TALLAHASSEE, Fla. (News Service of Florida) – More than $500,000 has been approved for volunteer fire departments in counties facing increased wildfire threats from millions of tons of timber and other debris that remains scattered across the Panhandle, nine months after Hurricane Michael made landfall in the region.
Agriculture Commissioner Nikki Fried announced Friday that the Florida Forest Service had already paid out more than $87,000 in grants, with the latest awards going to 35 applicants. The announcement came a day after Fried visited Bay County and met with residents who were affected by the hurricane, which weather officials earlier this year upgraded to a Category 5 storm.

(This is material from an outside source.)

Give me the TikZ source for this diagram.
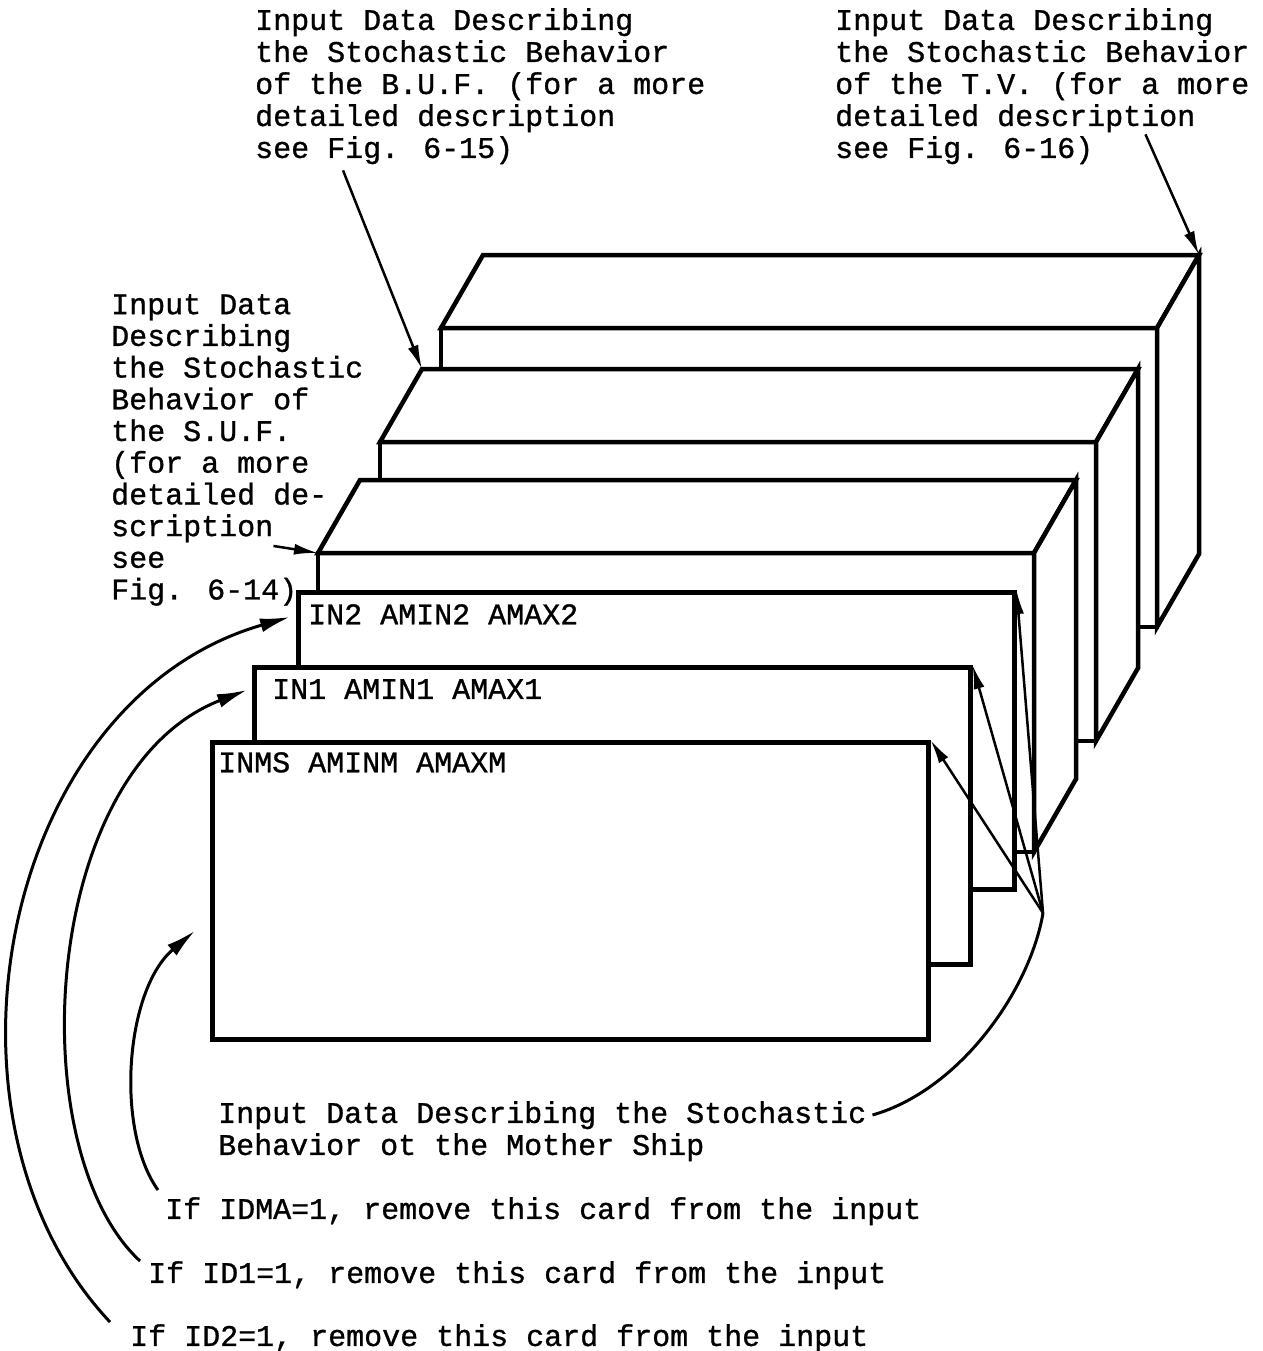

“I am grateful for the response from local fire departments in the Panhandle as we work together to protect residents recovering from this disaster, as well as their homes and communities,” Fried said in the release.
In June, the forest service announced full reimbursement is available for counties impacted by the October hurricane — Bay, Calhoun, Franklin, Gadsden, Gulf, Holmes, Jackson, Leon, Liberty, Wakulla and Washington Counties, according to a press release issued by Fried’s office.
Fire departments can spend the money on wildland and structural personal protective gear, communications equipment, water handling equipment and training.
“This program is one way we can help local fire departments be better equipped and prepared to help respond to the wildfire threat left in the aftermath of Hurricane Michael,” Jim Karels, State Forester and Director of the Florida Forest Service, said in the release.